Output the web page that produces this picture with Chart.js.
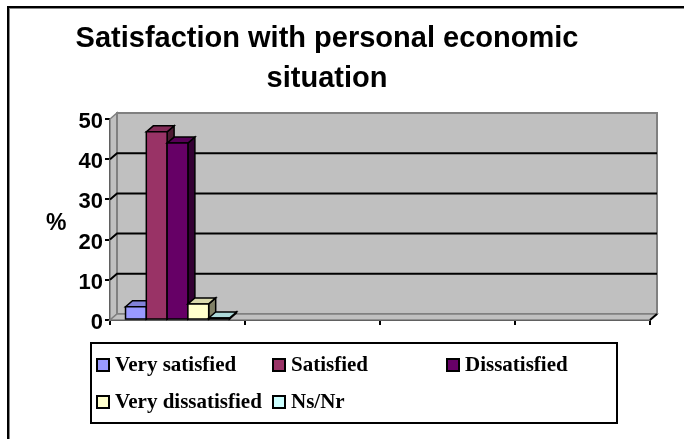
<!DOCTYPE html>
<html>
<head>
<meta charset="utf-8">
<script src="https://cdn.jsdelivr.net/npm/chart.js@4"></script>
<style>
  html, body { margin: 0; padding: 0; background: #fff; }
  #wrap { position: relative; width: 684px; height: 439px; overflow: hidden; }
  #frame { position: absolute; left: 7px; top: 6px; width: 700px; height: 460px;
           border-left: 2px solid #000; border-top: 2px solid #000;
           box-shadow: inset 1px 1px 0 #888; }
  #title { position: absolute; left: 0; top: 17px; width: 654px; text-align: center;
           font: bold 29px "Liberation Sans", Arial, sans-serif; line-height: 40px; color: #000; }
  #ylabel { position: absolute; left: 46px; top: 209px;
            font: bold 23px "Liberation Sans", Arial, sans-serif; color: #000; }
  #legend { position: absolute; left: 90px; top: 342px; width: 524px; height: 78px;
            border: 2px solid #000; box-sizing: content-box; }
  .item { position: absolute; font: bold 21px "Liberation Serif", "Times New Roman", serif;
          color: #000; white-space: nowrap; line-height: 24px; }
  .sw { display: inline-block; width: 10px; height: 10px; border: 2px solid #000;
        vertical-align: -1px; margin-right: 5px; }
  canvas { position: absolute; left: 0; top: 0; }
</style>
</head>
<body>
<div id="wrap">
  <div id="frame"></div>
  <canvas id="chart" width="684" height="439"></canvas>
  <div id="title">Satisfaction with personal economic<br>situation</div>
  <div id="ylabel">%</div>
  <div id="legend"></div>
</div>
<script>
const categories = ['', '', '', ''];
const seriesNames = ['Very satisfied', 'Satisfied', 'Dissatisfied', 'Very dissatisfied', 'Ns/Nr'];
const seriesValues = [3.3, 46.8, 44, 4, 0.5];
const seriesColors = ['#9999FF', '#993366', '#660066', '#FFFFCC', '#CCFFFF'];
const yTicks = [0, 10, 20, 30, 40, 50];

// depth of the fake 3d effect
const dx = 7, dy = 6;

function shade(hex, f) {
  const n = parseInt(hex.slice(1), 16);
  const r = Math.round(((n >> 16) & 255) * f);
  const g = Math.round(((n >> 8) & 255) * f);
  const b = Math.round((n & 255) * f);
  return `rgb(${r},${g},${b})`;
}

function poly(ctx, pts, fill, stroke, lw) {
  ctx.beginPath();
  ctx.moveTo(pts[0][0], pts[0][1]);
  for (let i = 1; i < pts.length; i++) ctx.lineTo(pts[i][0], pts[i][1]);
  ctx.closePath();
  if (fill) { ctx.fillStyle = fill; ctx.fill(); }
  if (stroke) { ctx.strokeStyle = stroke; ctx.lineWidth = lw || 1; ctx.stroke(); }
}

const walls = {
  id: 'walls',
  beforeDatasetsDraw(chart) {
    const ctx = chart.ctx;
    const { left, right, top, bottom } = chart.chartArea;
    const y = chart.scales.y;
    ctx.save();
    // side wall, back wall, floor
    poly(ctx, [[left, top], [left + dx, top - dy], [left + dx, bottom - dy], [left, bottom]], '#C0C0C0', '#808080', 1.5);
    poly(ctx, [[left + dx, top - dy], [right + dx, top - dy], [right + dx, bottom - dy], [left + dx, bottom - dy]], '#C0C0C0', '#808080', 2);
    poly(ctx, [[left, bottom], [right, bottom], [right + dx, bottom - dy], [left + dx, bottom - dy]], '#C0C0C0', '#808080', 1.5);
    // gridlines on the back wall
    ctx.strokeStyle = '#000';
    ctx.lineWidth = 2;
    yTicks.forEach(v => {
      if (v === 0 || v === 50) return;
      const py = y.getPixelForValue(v);
      ctx.beginPath();
      ctx.moveTo(left, py);
      ctx.lineTo(left + dx, py - dy);
      ctx.lineTo(right + dx, py - dy);
      ctx.stroke();
    });
    ctx.restore();
  },
  afterDatasetsDraw(chart) {
    const ctx = chart.ctx;
    ctx.save();
    ctx.lineJoin = 'miter';
    chart.data.datasets.forEach((ds, i) => {
      const meta = chart.getDatasetMeta(i);
      meta.data.forEach((el, j) => {
        if (ds.data[j] == null) return;
        const p = el.getProps(['x', 'y', 'width', 'base'], true);
        const l = p.x - p.width / 2, r = p.x + p.width / 2;
        const col = seriesColors[i];
        poly(ctx, [[r, p.y], [r + dx, p.y - dy], [r + dx, p.base - dy], [r, p.base]], shade(col, 0.5), '#000', 1.5);
        poly(ctx, [[l, p.y], [l + dx, p.y - dy], [r + dx, p.y - dy], [r, p.y]], shade(col, 0.85), '#000', 1.5);
        poly(ctx, [[l, p.y], [r, p.y], [r, p.base], [l, p.base]], col, '#000', 1.5);
      });
    });
    // front edge of the floor
    const { right, bottom } = chart.chartArea;
    ctx.strokeStyle = '#000';
    ctx.lineWidth = 2;
    ctx.beginPath();
    ctx.moveTo(right, bottom);
    ctx.lineTo(right + dx, bottom - dy);
    ctx.stroke();
    ctx.restore();
  }
};

const datasets = seriesNames.map((name, i) => ({
  label: name,
  data: categories.map((c, j) => j === 0 ? seriesValues[i] : null),
  backgroundColor: seriesColors[i],
  borderColor: '#000',
  borderWidth: 1.5,
  categoryPercentage: 0.77,
  barPercentage: 1
}));

new Chart(document.getElementById('chart'), {
  type: 'bar',
  data: { labels: categories, datasets: datasets },
  options: {
    responsive: false,
    animation: false,
    layout: { padding: { left: 0, top: 119, right: 34, bottom: 99 } },
    plugins: {
      legend: { display: false },
      title: { display: false },
      tooltip: { enabled: false }
    },
    scales: {
      x: {
        grid: { display: true, drawOnChartArea: false, offset: true, tickLength: 5, color: '#000', lineWidth: 2 },
        border: { display: true, color: '#000', width: 2 },
        ticks: { display: false },
        afterFit(scale) { scale.height = 20; }
      },
      y: {
        min: 0,
        max: 50,
        grid: { drawOnChartArea: false, tickLength: 5, color: '#000', lineWidth: 2 },
        border: { display: true, color: '#000', width: 2 },
        ticks: {
          stepSize: 10,
          padding: 2,
          labelOffset: 3,
          color: '#000',
          font: { family: '"Liberation Sans", Arial, sans-serif', size: 22, weight: 'bold' }
        },
        afterFit(scale) { scale.width = 110; }
      }
    }
  },
  plugins: [walls]
});

// legend laid out in a 3 column grid like the original
const legendEl = document.getElementById('legend');
const colX = [4, 180, 354];
seriesNames.forEach((name, i) => {
  const item = document.createElement('div');
  item.className = 'item';
  item.style.left = colX[i % 3] + 'px';
  item.style.top = (i < 3 ? 8 : 45) + 'px';
  item.innerHTML = `<span class="sw" style="background:${seriesColors[i]}"></span>${name}`;
  legendEl.appendChild(item);
});
</script>
</body>
</html>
==*==
PROBLEM TO WORK ON: Transcribe the material exactly, leaving every picture out.

TASK RESULT:
Output the web page that produces this picture with Chart.js.
<!DOCTYPE html>
<html>
<head>
<meta charset="utf-8">
<script src="https://cdn.jsdelivr.net/npm/chart.js@4"></script>
<style>
  html, body { margin: 0; padding: 0; background: #fff; }
  #wrap { position: relative; width: 684px; height: 439px; overflow: hidden; }
  #frame { position: absolute; left: 7px; top: 6px; width: 700px; height: 460px;
           border-left: 2px solid #000; border-top: 2px solid #000;
           box-shadow: inset 1px 1px 0 #888; }
  #title { position: absolute; left: 0; top: 17px; width: 654px; text-align: center;
           font: bold 29px "Liberation Sans", Arial, sans-serif; line-height: 40px; color: #000; }
  #ylabel { position: absolute; left: 46px; top: 209px;
            font: bold 23px "Liberation Sans", Arial, sans-serif; color: #000; }
  #legend { position: absolute; left: 90px; top: 342px; width: 524px; height: 78px;
            border: 2px solid #000; box-sizing: content-box; }
  .item { position: absolute; font: bold 21px "Liberation Serif", "Times New Roman", serif;
          color: #000; white-space: nowrap; line-height: 24px; }
  .sw { display: inline-block; width: 10px; height: 10px; border: 2px solid #000;
        vertical-align: -1px; margin-right: 5px; }
  canvas { position: absolute; left: 0; top: 0; }
</style>
</head>
<body>
<div id="wrap">
  <div id="frame"></div>
  <canvas id="chart" width="684" height="439"></canvas>
  <div id="title">Satisfaction with personal economic<br>situation</div>
  <div id="ylabel">%</div>
  <div id="legend"></div>
</div>
<script>
const categories = ['', '', '', ''];
const seriesNames = ['Very satisfied', 'Satisfied', 'Dissatisfied', 'Very dissatisfied', 'Ns/Nr'];
const seriesValues = [3.3, 46.8, 44, 4, 0.5];
const seriesColors = ['#9999FF', '#993366', '#660066', '#FFFFCC', '#CCFFFF'];
const yTicks = [0, 10, 20, 30, 40, 50];

// depth of the fake 3d effect
const dx = 7, dy = 6;

function shade(hex, f) {
  const n = parseInt(hex.slice(1), 16);
  const r = Math.round(((n >> 16) & 255) * f);
  const g = Math.round(((n >> 8) & 255) * f);
  const b = Math.round((n & 255) * f);
  return `rgb(${r},${g},${b})`;
}

function poly(ctx, pts, fill, stroke, lw) {
  ctx.beginPath();
  ctx.moveTo(pts[0][0], pts[0][1]);
  for (let i = 1; i < pts.length; i++) ctx.lineTo(pts[i][0], pts[i][1]);
  ctx.closePath();
  if (fill) { ctx.fillStyle = fill; ctx.fill(); }
  if (stroke) { ctx.strokeStyle = stroke; ctx.lineWidth = lw || 1; ctx.stroke(); }
}

const walls = {
  id: 'walls',
  beforeDatasetsDraw(chart) {
    const ctx = chart.ctx;
    const { left, right, top, bottom } = chart.chartArea;
    const y = chart.scales.y;
    ctx.save();
    // side wall, back wall, floor
    poly(ctx, [[left, top], [left + dx, top - dy], [left + dx, bottom - dy], [left, bottom]], '#C0C0C0', '#808080', 1.5);
    poly(ctx, [[left + dx, top - dy], [right + dx, top - dy], [right + dx, bottom - dy], [left + dx, bottom - dy]], '#C0C0C0', '#808080', 2);
    poly(ctx, [[left, bottom], [right, bottom], [right + dx, bottom - dy], [left + dx, bottom - dy]], '#C0C0C0', '#808080', 1.5);
    // gridlines on the back wall
    ctx.strokeStyle = '#000';
    ctx.lineWidth = 2;
    yTicks.forEach(v => {
      if (v === 0 || v === 50) return;
      const py = y.getPixelForValue(v);
      ctx.beginPath();
      ctx.moveTo(left, py);
      ctx.lineTo(left + dx, py - dy);
      ctx.lineTo(right + dx, py - dy);
      ctx.stroke();
    });
    ctx.restore();
  },
  afterDatasetsDraw(chart) {
    const ctx = chart.ctx;
    ctx.save();
    ctx.lineJoin = 'miter';
    chart.data.datasets.forEach((ds, i) => {
      const meta = chart.getDatasetMeta(i);
      meta.data.forEach((el, j) => {
        if (ds.data[j] == null) return;
        const p = el.getProps(['x', 'y', 'width', 'base'], true);
        const l = p.x - p.width / 2, r = p.x + p.width / 2;
        const col = seriesColors[i];
        poly(ctx, [[r, p.y], [r + dx, p.y - dy], [r + dx, p.base - dy], [r, p.base]], shade(col, 0.5), '#000', 1.5);
        poly(ctx, [[l, p.y], [l + dx, p.y - dy], [r + dx, p.y - dy], [r, p.y]], shade(col, 0.85), '#000', 1.5);
        poly(ctx, [[l, p.y], [r, p.y], [r, p.base], [l, p.base]], col, '#000', 1.5);
      });
    });
    // front edge of the floor
    const { right, bottom } = chart.chartArea;
    ctx.strokeStyle = '#000';
    ctx.lineWidth = 2;
    ctx.beginPath();
    ctx.moveTo(right, bottom);
    ctx.lineTo(right + dx, bottom - dy);
    ctx.stroke();
    ctx.restore();
  }
};

const datasets = seriesNames.map((name, i) => ({
  label: name,
  data: categories.map((c, j) => j === 0 ? seriesValues[i] : null),
  backgroundColor: seriesColors[i],
  borderColor: '#000',
  borderWidth: 1.5,
  categoryPercentage: 0.77,
  barPercentage: 1
}));

new Chart(document.getElementById('chart'), {
  type: 'bar',
  data: { labels: categories, datasets: datasets },
  options: {
    responsive: false,
    animation: false,
    layout: { padding: { left: 0, top: 119, right: 34, bottom: 99 } },
    plugins: {
      legend: { display: false },
      title: { display: false },
      tooltip: { enabled: false }
    },
    scales: {
      x: {
        grid: { display: true, drawOnChartArea: false, offset: true, tickLength: 5, color: '#000', lineWidth: 2 },
        border: { display: true, color: '#000', width: 2 },
        ticks: { display: false },
        afterFit(scale) { scale.height = 20; }
      },
      y: {
        min: 0,
        max: 50,
        grid: { drawOnChartArea: false, tickLength: 5, color: '#000', lineWidth: 2 },
        border: { display: true, color: '#000', width: 2 },
        ticks: {
          stepSize: 10,
          padding: 2,
          labelOffset: 3,
          color: '#000',
          font: { family: '"Liberation Sans", Arial, sans-serif', size: 22, weight: 'bold' }
        },
        afterFit(scale) { scale.width = 110; }
      }
    }
  },
  plugins: [walls]
});

// legend laid out in a 3 column grid like the original
const legendEl = document.getElementById('legend');
const colX = [4, 180, 354];
seriesNames.forEach((name, i) => {
  const item = document.createElement('div');
  item.className = 'item';
  item.style.left = colX[i % 3] + 'px';
  item.style.top = (i < 3 ? 8 : 45) + 'px';
  item.innerHTML = `<span class="sw" style="background:${seriesColors[i]}"></span>${name}`;
  legendEl.appendChild(item);
});
</script>
</body>
</html>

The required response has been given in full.